The figure below denotes the location of the X2 and S1 link with respect to the other network components within the LTE network.
In general, the traffic on S1 interface is divided into two different plane, the control plane, which uses SCTP (Stream Control Transmission Protocol) developed by IETF for the purpose of transporting various signaling protocols over IP network, and the user plane, where GPRS tunneling protocol for user plane (GTPU) is adopted as the tunneling method.
X2 Bandwidth Dimensioning Procedure
X2 is the interface between eNodeBs and the bandwidth requirement is very complex. However in realistic network implementation, it is most likely that there will not be any direct connection between eNodeBs. Instead, the X2 data will be combined with the S1 data and transport back to aggregators residing in the switching centre before being rerouted to their target eNodeB.

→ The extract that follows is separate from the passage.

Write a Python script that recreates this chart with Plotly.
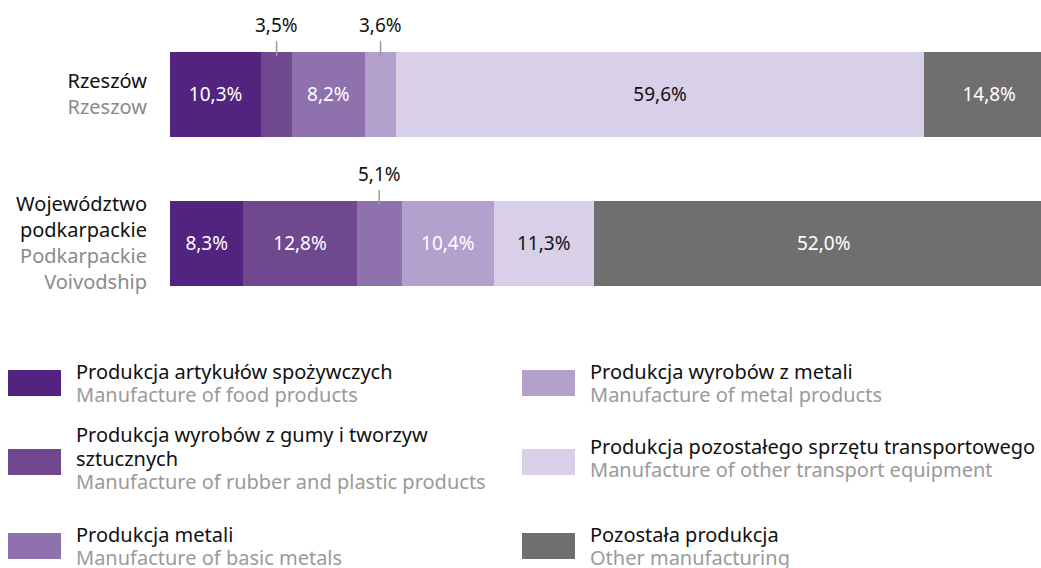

Main X2 dimensioning factors that need to be considered (in eRan2.0 and 2.1) include:
- The frequency of handover between eNodeBs
- The duration time of handover
- The overlapping nature between eNodeBs
- Hysteresis setting at cell level
- Average service rate and packet size per handover
- Signaling overhead in control plane of X2 interface
The throughput on X2 is negligible compared to that on S1. Similar to the S1 control plane throughput calculation, the throughput of X2 is estimated to be 3% of the throughput on S1 in order to simplify the dimensioning process.
Impact of Latency of X2 on Cell Throughput
If infinite HARQ process is allowed (as a theoretical study), excessive delay in S1 or X2 routing will definitely affect the service quality and user performance of higher layer applications. Even in normal networks, routing delay may be inherent in Operator’s non cellular core data network and this will create impact on throughput although it is not as severe as in infinite HAQR.